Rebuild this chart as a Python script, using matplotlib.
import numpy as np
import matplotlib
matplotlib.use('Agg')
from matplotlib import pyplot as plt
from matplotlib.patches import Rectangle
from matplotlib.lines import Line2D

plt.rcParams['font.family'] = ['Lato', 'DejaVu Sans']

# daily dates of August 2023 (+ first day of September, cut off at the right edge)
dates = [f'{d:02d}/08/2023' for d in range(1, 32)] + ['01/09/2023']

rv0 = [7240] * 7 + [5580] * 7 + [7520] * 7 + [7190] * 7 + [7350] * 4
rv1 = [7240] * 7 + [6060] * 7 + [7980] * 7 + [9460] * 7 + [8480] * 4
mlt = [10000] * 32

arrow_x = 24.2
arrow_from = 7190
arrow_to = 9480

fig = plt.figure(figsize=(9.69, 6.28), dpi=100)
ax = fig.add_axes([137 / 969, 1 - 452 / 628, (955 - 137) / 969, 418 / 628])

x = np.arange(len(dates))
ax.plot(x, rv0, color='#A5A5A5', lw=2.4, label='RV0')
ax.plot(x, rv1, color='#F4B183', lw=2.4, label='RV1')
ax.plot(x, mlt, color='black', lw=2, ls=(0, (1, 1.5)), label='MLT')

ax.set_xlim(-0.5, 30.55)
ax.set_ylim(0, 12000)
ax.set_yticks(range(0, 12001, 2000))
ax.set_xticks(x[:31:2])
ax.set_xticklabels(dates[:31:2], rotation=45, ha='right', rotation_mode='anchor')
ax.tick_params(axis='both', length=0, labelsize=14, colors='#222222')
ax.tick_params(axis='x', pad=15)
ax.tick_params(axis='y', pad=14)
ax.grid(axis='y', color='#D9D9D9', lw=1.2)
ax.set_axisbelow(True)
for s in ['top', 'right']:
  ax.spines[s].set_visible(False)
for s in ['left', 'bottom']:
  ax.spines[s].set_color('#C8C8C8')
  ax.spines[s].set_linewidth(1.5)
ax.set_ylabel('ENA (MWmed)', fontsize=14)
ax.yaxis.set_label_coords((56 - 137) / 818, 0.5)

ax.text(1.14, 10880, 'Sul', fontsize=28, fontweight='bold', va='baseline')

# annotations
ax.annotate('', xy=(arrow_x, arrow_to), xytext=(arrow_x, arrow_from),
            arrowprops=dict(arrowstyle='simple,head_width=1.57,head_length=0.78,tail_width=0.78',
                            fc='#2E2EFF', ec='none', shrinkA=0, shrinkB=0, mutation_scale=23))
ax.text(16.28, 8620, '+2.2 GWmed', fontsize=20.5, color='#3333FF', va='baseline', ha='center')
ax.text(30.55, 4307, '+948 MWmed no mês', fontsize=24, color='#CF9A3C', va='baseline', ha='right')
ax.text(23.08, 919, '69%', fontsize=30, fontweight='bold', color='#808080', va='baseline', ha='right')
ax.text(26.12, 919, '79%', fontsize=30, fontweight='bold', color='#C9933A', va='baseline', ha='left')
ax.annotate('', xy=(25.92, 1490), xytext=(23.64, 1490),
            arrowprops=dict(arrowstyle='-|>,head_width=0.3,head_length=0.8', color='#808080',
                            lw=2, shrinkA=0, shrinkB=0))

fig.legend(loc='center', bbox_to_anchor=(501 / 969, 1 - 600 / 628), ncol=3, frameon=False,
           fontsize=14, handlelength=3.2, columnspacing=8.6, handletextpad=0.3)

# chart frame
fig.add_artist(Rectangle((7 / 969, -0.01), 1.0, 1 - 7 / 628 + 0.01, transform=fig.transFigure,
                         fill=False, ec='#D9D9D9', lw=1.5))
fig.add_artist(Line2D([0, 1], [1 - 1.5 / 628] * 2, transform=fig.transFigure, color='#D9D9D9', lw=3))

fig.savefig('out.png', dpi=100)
= = = =
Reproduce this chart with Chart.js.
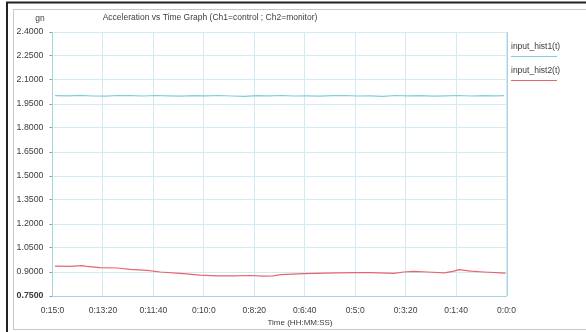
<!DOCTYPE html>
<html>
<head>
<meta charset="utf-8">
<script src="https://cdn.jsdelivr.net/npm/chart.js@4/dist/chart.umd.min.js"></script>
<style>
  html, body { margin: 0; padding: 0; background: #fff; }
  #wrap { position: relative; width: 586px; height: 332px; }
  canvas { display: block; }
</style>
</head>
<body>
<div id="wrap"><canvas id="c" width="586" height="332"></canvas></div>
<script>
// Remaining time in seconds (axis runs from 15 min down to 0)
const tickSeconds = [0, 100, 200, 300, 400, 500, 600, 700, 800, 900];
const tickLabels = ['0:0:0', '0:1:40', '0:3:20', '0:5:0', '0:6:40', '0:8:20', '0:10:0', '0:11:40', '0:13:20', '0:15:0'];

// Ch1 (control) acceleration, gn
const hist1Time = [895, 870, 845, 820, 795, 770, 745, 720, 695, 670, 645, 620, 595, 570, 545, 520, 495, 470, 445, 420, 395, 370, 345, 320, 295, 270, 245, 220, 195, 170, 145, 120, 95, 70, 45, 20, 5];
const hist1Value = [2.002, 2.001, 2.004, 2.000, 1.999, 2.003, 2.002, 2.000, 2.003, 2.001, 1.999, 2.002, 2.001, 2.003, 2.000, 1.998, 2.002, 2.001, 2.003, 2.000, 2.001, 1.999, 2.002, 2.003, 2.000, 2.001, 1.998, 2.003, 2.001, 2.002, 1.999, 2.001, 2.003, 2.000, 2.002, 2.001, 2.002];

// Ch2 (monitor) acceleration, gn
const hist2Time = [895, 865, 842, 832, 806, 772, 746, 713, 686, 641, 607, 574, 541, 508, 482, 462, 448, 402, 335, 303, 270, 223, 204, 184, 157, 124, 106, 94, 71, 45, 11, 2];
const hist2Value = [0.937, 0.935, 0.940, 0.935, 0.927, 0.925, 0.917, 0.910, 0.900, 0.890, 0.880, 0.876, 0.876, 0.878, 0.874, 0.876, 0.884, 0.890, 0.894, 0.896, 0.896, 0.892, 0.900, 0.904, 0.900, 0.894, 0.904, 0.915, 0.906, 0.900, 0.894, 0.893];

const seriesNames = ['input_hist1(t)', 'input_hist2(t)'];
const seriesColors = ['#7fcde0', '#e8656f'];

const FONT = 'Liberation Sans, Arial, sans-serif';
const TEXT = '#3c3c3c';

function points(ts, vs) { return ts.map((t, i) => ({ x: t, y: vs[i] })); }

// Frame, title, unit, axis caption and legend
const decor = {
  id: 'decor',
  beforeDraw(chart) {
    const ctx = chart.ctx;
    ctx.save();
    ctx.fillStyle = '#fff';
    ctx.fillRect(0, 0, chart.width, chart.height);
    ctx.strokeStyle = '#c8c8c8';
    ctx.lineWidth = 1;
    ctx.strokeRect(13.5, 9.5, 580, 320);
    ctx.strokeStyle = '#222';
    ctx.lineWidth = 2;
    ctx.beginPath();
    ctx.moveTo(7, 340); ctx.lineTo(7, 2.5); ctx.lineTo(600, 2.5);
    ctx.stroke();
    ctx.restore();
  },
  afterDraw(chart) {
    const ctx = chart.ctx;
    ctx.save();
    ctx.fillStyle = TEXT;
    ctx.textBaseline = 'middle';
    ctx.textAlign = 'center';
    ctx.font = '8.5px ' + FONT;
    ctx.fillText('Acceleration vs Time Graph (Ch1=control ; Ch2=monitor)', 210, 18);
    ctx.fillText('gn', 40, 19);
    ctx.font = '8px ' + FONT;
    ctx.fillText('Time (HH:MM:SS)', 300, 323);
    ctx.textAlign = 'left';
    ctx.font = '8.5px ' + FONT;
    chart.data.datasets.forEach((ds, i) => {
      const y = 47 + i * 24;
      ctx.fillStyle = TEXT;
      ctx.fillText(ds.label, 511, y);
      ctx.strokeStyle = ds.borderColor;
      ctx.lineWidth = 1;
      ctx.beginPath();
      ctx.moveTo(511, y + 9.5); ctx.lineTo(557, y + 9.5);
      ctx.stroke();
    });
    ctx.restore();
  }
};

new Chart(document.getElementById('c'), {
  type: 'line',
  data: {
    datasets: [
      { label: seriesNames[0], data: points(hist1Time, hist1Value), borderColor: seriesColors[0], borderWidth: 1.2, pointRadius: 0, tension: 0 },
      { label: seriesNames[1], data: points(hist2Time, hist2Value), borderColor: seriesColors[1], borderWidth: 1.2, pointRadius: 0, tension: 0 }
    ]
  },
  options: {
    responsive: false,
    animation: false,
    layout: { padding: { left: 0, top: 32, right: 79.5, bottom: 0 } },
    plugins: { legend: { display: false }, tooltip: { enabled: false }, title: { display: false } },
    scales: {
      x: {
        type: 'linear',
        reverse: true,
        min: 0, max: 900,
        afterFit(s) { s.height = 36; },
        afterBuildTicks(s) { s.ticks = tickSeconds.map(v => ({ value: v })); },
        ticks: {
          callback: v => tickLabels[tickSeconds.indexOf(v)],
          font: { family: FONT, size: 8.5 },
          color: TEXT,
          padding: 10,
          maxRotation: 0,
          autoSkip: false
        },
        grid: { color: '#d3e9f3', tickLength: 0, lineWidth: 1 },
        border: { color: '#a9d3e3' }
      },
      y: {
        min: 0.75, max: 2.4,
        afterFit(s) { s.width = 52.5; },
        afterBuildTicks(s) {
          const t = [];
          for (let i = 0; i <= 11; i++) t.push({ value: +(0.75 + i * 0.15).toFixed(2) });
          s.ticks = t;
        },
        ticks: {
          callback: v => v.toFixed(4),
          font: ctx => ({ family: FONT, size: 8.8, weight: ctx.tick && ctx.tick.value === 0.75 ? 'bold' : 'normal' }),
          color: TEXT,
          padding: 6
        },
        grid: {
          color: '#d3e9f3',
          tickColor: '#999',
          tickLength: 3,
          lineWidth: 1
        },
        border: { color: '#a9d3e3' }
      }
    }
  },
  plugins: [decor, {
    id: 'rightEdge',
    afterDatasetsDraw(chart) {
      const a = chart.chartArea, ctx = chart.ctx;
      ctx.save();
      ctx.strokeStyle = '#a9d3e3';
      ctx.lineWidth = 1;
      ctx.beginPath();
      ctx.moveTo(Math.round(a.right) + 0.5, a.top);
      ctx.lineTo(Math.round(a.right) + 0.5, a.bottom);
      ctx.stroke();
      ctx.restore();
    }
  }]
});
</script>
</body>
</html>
= = = =
> _WHAT IS ASKED_:
Look above for the line with "Reproduce this chart with Chart.js." and the line with "const TEXT = '#3c3c3c';", then copy exactly the lines from the first through the second, both kept, with no pictures.

> _WRITTEN RESPONSE_:
Reproduce this chart with Chart.js.
<!DOCTYPE html>
<html>
<head>
<meta charset="utf-8">
<script src="https://cdn.jsdelivr.net/npm/chart.js@4/dist/chart.umd.min.js"></script>
<style>
  html, body { margin: 0; padding: 0; background: #fff; }
  #wrap { position: relative; width: 586px; height: 332px; }
  canvas { display: block; }
</style>
</head>
<body>
<div id="wrap"><canvas id="c" width="586" height="332"></canvas></div>
<script>
// Remaining time in seconds (axis runs from 15 min down to 0)
const tickSeconds = [0, 100, 200, 300, 400, 500, 600, 700, 800, 900];
const tickLabels = ['0:0:0', '0:1:40', '0:3:20', '0:5:0', '0:6:40', '0:8:20', '0:10:0', '0:11:40', '0:13:20', '0:15:0'];

// Ch1 (control) acceleration, gn
const hist1Time = [895, 870, 845, 820, 795, 770, 745, 720, 695, 670, 645, 620, 595, 570, 545, 520, 495, 470, 445, 420, 395, 370, 345, 320, 295, 270, 245, 220, 195, 170, 145, 120, 95, 70, 45, 20, 5];
const hist1Value = [2.002, 2.001, 2.004, 2.000, 1.999, 2.003, 2.002, 2.000, 2.003, 2.001, 1.999, 2.002, 2.001, 2.003, 2.000, 1.998, 2.002, 2.001, 2.003, 2.000, 2.001, 1.999, 2.002, 2.003, 2.000, 2.001, 1.998, 2.003, 2.001, 2.002, 1.999, 2.001, 2.003, 2.000, 2.002, 2.001, 2.002];

// Ch2 (monitor) acceleration, gn
const hist2Time = [895, 865, 842, 832, 806, 772, 746, 713, 686, 641, 607, 574, 541, 508, 482, 462, 448, 402, 335, 303, 270, 223, 204, 184, 157, 124, 106, 94, 71, 45, 11, 2];
const hist2Value = [0.937, 0.935, 0.940, 0.935, 0.927, 0.925, 0.917, 0.910, 0.900, 0.890, 0.880, 0.876, 0.876, 0.878, 0.874, 0.876, 0.884, 0.890, 0.894, 0.896, 0.896, 0.892, 0.900, 0.904, 0.900, 0.894, 0.904, 0.915, 0.906, 0.900, 0.894, 0.893];

const seriesNames = ['input_hist1(t)', 'input_hist2(t)'];
const seriesColors = ['#7fcde0', '#e8656f'];

const FONT = 'Liberation Sans, Arial, sans-serif';
const TEXT = '#3c3c3c';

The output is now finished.